Reality program Dancing with the Stars started this evening on channel 7 with its supposed "world exclusive" of a blind contestant.

The incessant publicity relating to contestant Gerrard Gosens' disability has been mildly offensive to me, let alone people who actually live with disabilities and try to lead normal lives without people gawking and patronising. The fact that host Daniel MacPherson made reference to the upcoming performance before every ad break wasn't nearly as cringe-worthy as the fact that they got some kid from Australia's Got Talent (cross promotion anyone?) to sing "You Raise me Up" before the paralympians dance routine as the show finale.

Hello? Anyone seen Scent of a Woman? or how about the classic 1986 made-for-tv-movie Can You Feel Me Dancing? starring Justine Bateman? I don't know much about Gerrard Gosens, but if he's an amazing person it's in spite of his disability - not because of it - which is what the show seems to be using as a publicity booster.

Not that I was expecting anything classy from this abomination-of-all-things-holy of a program.
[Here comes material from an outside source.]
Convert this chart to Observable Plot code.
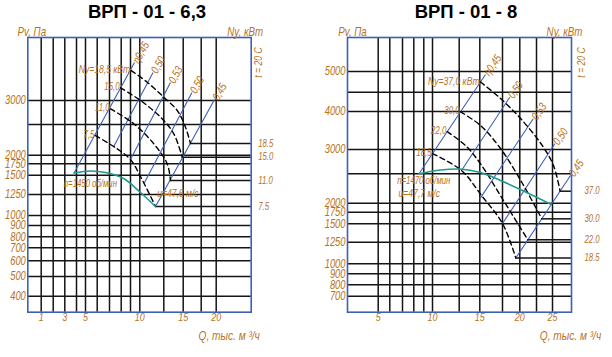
<!DOCTYPE html>
<html><head><meta charset="utf-8">
<script src="https://cdn.jsdelivr.net/npm/d3@7"></script>
<script src="https://cdn.jsdelivr.net/npm/@observablehq/plot@0.6"></script>
<style>
body{margin:0;background:#fff;}
#wrap{display:flex;width:612px;height:357px;overflow:hidden;}
.panel{position:relative;width:306px;height:357px;}
.panel svg{position:absolute;left:0;top:0;overflow:visible;}
.title{position:absolute;top:2.5px;font:bold 18.5px "Liberation Sans",Arial,sans-serif;line-height:1;white-space:nowrap;transform:translateX(-50%);color:#000;z-index:2;}
</style></head><body><div id="wrap"></div><script>
// ---------- Left chart: ВРП - 01 - 6,3 ----------
const L_title = "ВРП - 01 - 6,3";
const L_xGrid = [1,2,3,4,5,6,7,8,9,10,12.5,15,17.5,20];
const L_xTicks = [1,3,5,10,15,20];
const L_yGrid = [400,500,600,700,800,900,1000,1250,1500,1750,2000,2500,3000];
const L_yTicks = [400,500,600,700,800,900,1000,1250,1500,1750,2000,3000];
const L_fanQ = [3.79,5.43,6.67,8.25,10.07,11.64];
const L_fanP = [1550,1594,1561,1458,1276,1107];
const L_eta = ["η0,45","0,50","0,53","0,50","0,45"];
const L_etaTopQ = [9.43,11.38,13.36,16.22,19.72];
const L_etaTopP = [3783,3577,3371,3165,3021];
const L_etaBotQ = [3.79,7.34,9,10.44,11.64];
const L_etaBotP = [1550,2133,1875,1393,1107];
const L_power = ["7.5","11.0","15.0","18.5"];
const L_powerLabel = ["7,5","11,0","15,0","Ny=18,5 кВт"];
const L_powerQ = [
  [5.85,7.65,9,10.07,11.64],
  [7.09,9.35,11.46,12.94,13.36],
  [7.94,10.07,12.16,13.79,14.87],
  [9.08,10.77,12.5,14.23,15.32,16.01]
];
const L_powerP = [
  [2320,2105,1875,1484,1107],
  [2827,2515,2185,1750,1432],
  [3262,3000,2653,2348,1942],
  [3618,3377,3068,2792,2456,2190]
];
const L_speed = "n=1450 об/мин", L_speedQ = 2.91, L_speedP = 1390;
const L_vel = "u=47,6 м/с", L_velQ = 11.81, L_velP = 1259;

// ---------- Right chart: ВРП - 01 - 8 ----------
const R_title = "ВРП - 01 - 8";
const R_xGrid = [5,6,7,8,9,10,12.5,15,17.5,20,22.5,25];
const R_xTicks = [5,10,15,20,25];
const R_yGrid = [700,800,900,1000,1250,1500,1750,2000,2500,3000,4000,4500,5000];
const R_yTicks = [700,800,900,1000,1250,1500,1750,2000,3000,4000,5000];
const R_fanQ = [8.52,10.75,12.54,15.08,17.28,20.4,24.81];
const R_fanP = [2500,2578,2598,2527,2386,2216,1964];
const R_eta = ["η0,45","0,50","0,53","0,50","0,45"];
const R_etaTopQ = [15.63,18.55,22.01,25.36,27.84];
const R_etaTopP = [4927,4370,3808,3150,2471];
const R_etaBotQ = [8.52,12.78,15.0,17.5,19.42];
const R_etaBotP = [2500,2568,2073,1506,1067];
const R_power = ["18.5","22.0","30.0","37.0"];
const R_powerLabel = ["18,5","22,0","30,0","Ny=37,0 кВт"];
const R_powerQ = [
  [10,12.78,15.19,17.5,19.42],
  [11.38,13.26,15.08,17.64,21.21],
  [12.66,15.08,17.28,20.4,23.33],
  [15.08,17.28,20.25,23.39,25.16,26.2]
];
const R_powerP = [
  [2916,2568,2131,1506,1067],
  [3469,3106,2705,2046,1282],
  [3992,3632,3027,2335,1607],
  [4746,4337,3789,3106,2670,2204]
];
const R_speed = "n=1470 об/мин", R_speedQ = 6.58, R_speedP = 2386;
const R_vel = "u=47,7 м/с", R_velQ = 6.69, R_velP = 2160;

// scale calibration of the nomogram paper (value -> pixel), frame settings
const CFG = {
  left: {
    xCal:{domain:[0,1,2,3,4,5,6,7,8,9,10,12.5,15,17.5,20,26], range:[27.3,40.7,52.7,64.3,76,85,96.7,109,120.7,130,139.3,163.3,182.7,200.7,215.7,250.7]},
    yCal:{domain:[320,400,500,600,700,800,900,1000,1250,1500,1750,2000,2500,3000,4300], range:[311.7,295.7,276,260.3,247.3,236.3,225,215,194,174.8,163.3,154.7,124,100,37]},
    margin:{left:27.3,right:55.3,top:37,bottom:45.3},
    etaAngle:-61, rightDx:7, tQ:27.25, tP:3783, titleX:147,
    pvDx:4, nyDx:-6, qDx:-22
  },
  right: {
    xCal:{domain:[2.5,5,6,7,8,9,10,12.5,15,17.5,20,22.5,25,28], range:[41,71.7,83.3,96,107.3,117.3,126,152.7,173.3,196,213.3,230,246,265]},
    yCal:{domain:[560,700,800,900,1000,1250,1500,1750,2000,2500,3000,4000,4500,5000,5800], range:[311.7,295.7,284.3,273.3,263.3,241.7,223.3,211.7,202.7,173.3,149,111,91.7,71,37]},
    margin:{left:41,right:41,top:37,bottom:45.3},
    etaAngle:-56, rightDx:13, tQ:29.5, tP:5212, titleX:160,
    pvDx:5, nyDx:-7, qDx:-1
  }
};

const FONT = '"Liberation Sans",Arial,sans-serif';
const SQUEEZE = 0.78; // narrow drafting-style lettering
const ORANGE = "#b8721c";
const BLUE = "#3d5fb8";
const TEAL = "#1f9a8c";
const GRID = "#141414";

function build(d, cfg){
  const fan = d.fanQ.map((q,i)=>({q, p:d.fanP[i]}));
  const eta = d.eta.map((label,i)=>({label, q1:d.etaTopQ[i], p1:d.etaTopP[i], q2:d.etaBotQ[i], p2:d.etaBotP[i]}));
  const power = d.power.flatMap((n,i)=>d.powerQ[i].map((q,j)=>({n, q, p:d.powerP[i][j]})));
  const ends = d.power.map((n,i)=>({n, label:d.powerLabel[i], q0:d.powerQ[i][0], p0:d.powerP[i][0], q:d.powerQ[i].at(-1), p:d.powerP[i].at(-1)}));
  const xMax = cfg.xCal.domain.at(-1);
  const txt = {fill:ORANGE, fontFamily:FONT, fontStyle:"italic"};
  const svg = Plot.plot({
    width:306, height:357,
    marginLeft:cfg.margin.left, marginRight:cfg.margin.right, marginTop:cfg.margin.top, marginBottom:cfg.margin.bottom,
    x:{type:"linear", domain:cfg.xCal.domain, range:cfg.xCal.range, axis:null},
    y:{type:"linear", domain:cfg.yCal.domain, range:cfg.yCal.range, axis:null},
    style:{fontFamily:FONT, fontSize:"11px", background:"transparent", overflow:"visible"},
    marks:[
      Plot.ruleX(d.xGrid, {x:v=>v, stroke:GRID, strokeWidth:1.5}),
      Plot.ruleY(d.yGrid, {y:v=>v, stroke:GRID, strokeWidth:1.5}),
      Plot.ruleY(ends, {y:"p", x1:"q", x2:()=>xMax, stroke:GRID, strokeWidth:1.5}),
      Plot.frame({stroke:BLUE, strokeWidth:1.6}),
      Plot.link(eta, {x1:"q1", y1:"p1", x2:"q2", y2:"p2", stroke:BLUE, strokeWidth:1.1}),
      Plot.line(power, {x:"q", y:"p", z:"n", curve:"catmull-rom", stroke:"#000", strokeWidth:1.4, strokeDasharray:"5,3.5"}),
      Plot.line(fan, {x:"q", y:"p", curve:"catmull-rom", stroke:TEAL, strokeWidth:1.6}),
      Plot.text(eta, {x:"q1", y:"p1", text:"label", rotate:cfg.etaAngle, textAnchor:"start", dx:1, fontSize:11.5, ...txt}),
      Plot.text(ends, {x:"q0", y:"p0", text:"label", textAnchor:"end", dx:-1, dy:-1, fontSize:e=>e.label.length>5?11:10, ...txt}),
      Plot.text(ends, {y:"p", text:"n", frameAnchor:"right", textAnchor:"start", dx:cfg.rightDx, fontSize:10, ...txt}),
      Plot.text(d.yTicks, {y:v=>v, text:v=>String(v), frameAnchor:"left", textAnchor:"end", dx:-2, fontSize:12, ...txt}),
      Plot.text(d.xTicks, {x:v=>v, text:v=>String(v), frameAnchor:"bottom", dy:9, fontSize:11.5, ...txt}),
      Plot.text([d.speed], {x:()=>d.speedQ, y:()=>d.speedP, text:v=>v, textAnchor:"start", fontSize:10, ...txt}),
      Plot.text([d.vel], {x:()=>d.velQ, y:()=>d.velP, text:v=>v, textAnchor:"start", fontSize:11, ...txt}),
      Plot.text(["t = 20 С"], {x:()=>cfg.tQ, y:()=>cfg.tP, text:v=>v, rotate:-90, fontSize:11, ...txt}),
      Plot.text(["Pv, Па"], {frameAnchor:"top-left", text:v=>v, dx:cfg.pvDx, dy:-10, textAnchor:"middle", fontSize:12.5, ...txt}),
      Plot.text(["Ny, кВт"], {frameAnchor:"top-right", text:v=>v, dx:cfg.nyDx, dy:-10, textAnchor:"middle", fontSize:12.5, ...txt}),
      Plot.text(["Q, тыс. м ³/ч"], {frameAnchor:"bottom-right", text:v=>v, dx:cfg.qDx, dy:28, textAnchor:"middle", fontSize:13, ...txt})
    ]
  });
  // narrow the lettering along its own direction
  svg.querySelectorAll("text").forEach(el => {
    const x = el.getAttribute("x");
    if (x) el.setAttribute("x", +x / SQUEEZE);
    el.setAttribute("transform", (el.getAttribute("transform") || "") + ` scale(${SQUEEZE},1)`);
  });
  return svg;
}

const wrap = document.getElementById("wrap");
const sets = [
  [{title:L_title, xGrid:L_xGrid, xTicks:L_xTicks, yGrid:L_yGrid, yTicks:L_yTicks, fanQ:L_fanQ, fanP:L_fanP,
    eta:L_eta, etaTopQ:L_etaTopQ, etaTopP:L_etaTopP, etaBotQ:L_etaBotQ, etaBotP:L_etaBotP,
    power:L_power, powerLabel:L_powerLabel, powerQ:L_powerQ, powerP:L_powerP,
    speed:L_speed, speedQ:L_speedQ, speedP:L_speedP, vel:L_vel, velQ:L_velQ, velP:L_velP}, CFG.left],
  [{title:R_title, xGrid:R_xGrid, xTicks:R_xTicks, yGrid:R_yGrid, yTicks:R_yTicks, fanQ:R_fanQ, fanP:R_fanP,
    eta:R_eta, etaTopQ:R_etaTopQ, etaTopP:R_etaTopP, etaBotQ:R_etaBotQ, etaBotP:R_etaBotP,
    power:R_power, powerLabel:R_powerLabel, powerQ:R_powerQ, powerP:R_powerP,
    speed:R_speed, speedQ:R_speedQ, speedP:R_speedP, vel:R_vel, velQ:R_velQ, velP:R_velP}, CFG.right]
];
for (const [d, cfg] of sets) {
  const panel = document.createElement("div");
  panel.className = "panel";
  panel.appendChild(build(d, cfg));
  const t = document.createElement("div");
  t.className = "title";
  t.style.left = cfg.titleX + "px";
  t.textContent = d.title;
  panel.appendChild(t);
  wrap.appendChild(panel);
}
</script></body></html>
I can only really comment on what I saw between channel flicking - which was Today Tonight host Matt White (cross promotion anyone?) leering at his partner in a way that only a 17 year old virgin let into a Playboy mansion orgy could do - before grabbing her breasts and trying to break her back over his knee ... twice. I didn't think I could hate Matt White any more than I did before tonight but his (high rating might I add) performance made me cross my legs and want to scrub myself with Solvol soap until my skin was gone.

The only other performance I saw was swimsuit model (ie. men's magazine model) Emily Scott. The producers must really be clutching at straws for celebs when they're flicking through porn magazines and thinking "I wonder if this woman will do anything for media exposure?" ... answer; yes. I don't know how they didn't think of it sooner - if anyone is willing to make themselves look like an idiot for a quick buck it's the 'adult magazine' model. Next year they could get sponsorship from Picture magazine and call the show "Dancing with the Home Girls".

Let's see - what else was there? Oh yes, judge Mark Wilson's hairpiece - surely the costume department could have spent all the money saved on making the female costumes entirely of just string and sequins into getting a better stuffed animal to cover his receeding hairline?

Did I mention I hated the show? I won't be wasting another second on it.